L’architettura russa, pur su vari pilastri come tante sono le torri del Cremlino, è dunque più stabile di quel che spesso viene raccontato con una buona dose di wishful thinking, e soprattutto la strategia del Cremlino è più facilmente interpretabile di quanto non si pensi o non si voglia alla fine ammettere, visto che quello degli interessi nazionali è il principio che guida le relazioni di ogni stato, a parte quelle mediate dall’appartenenza a blocchi o alleanze.

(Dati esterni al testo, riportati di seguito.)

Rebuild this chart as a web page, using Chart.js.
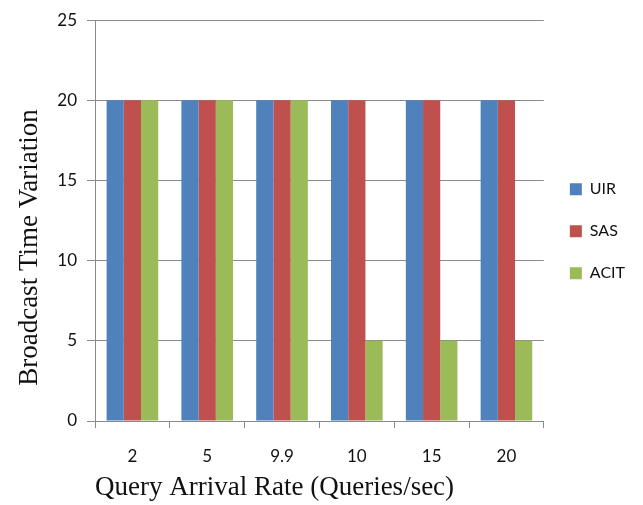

Il futuro del conflitto: tra logoramento e possibili escalation

Il caso Prigozhin ha dimostrato quanto fosse solido appunto il sistema Putin, con nessuno che si è schierato a fianco del capo della Wagner, e il Cremlino prosegue ora la guerra in Ucraina con la stessa strategia che ha assunto nell’aprile del 2022, dopo la fallita Blitzkrieg (guerra lampo): la vittoria nel cosiddetto Piano B, quello della guerra di logoramento e del raggiungimento degli obbiettivi sul medio e lungo termine, è considerata a Mosca esistenziale ed è per questo che sono stati messi in conto costi elevati ed è stata modificata la dottrina militare sull’utilizzo delle armi atomiche. Per come si sta prolungando il conflitto in questa fase, con il disimpegno statunitense e i dissidi all’interno dell’Unione Europea, è probabile però che non si giunga a una definitiva escalation.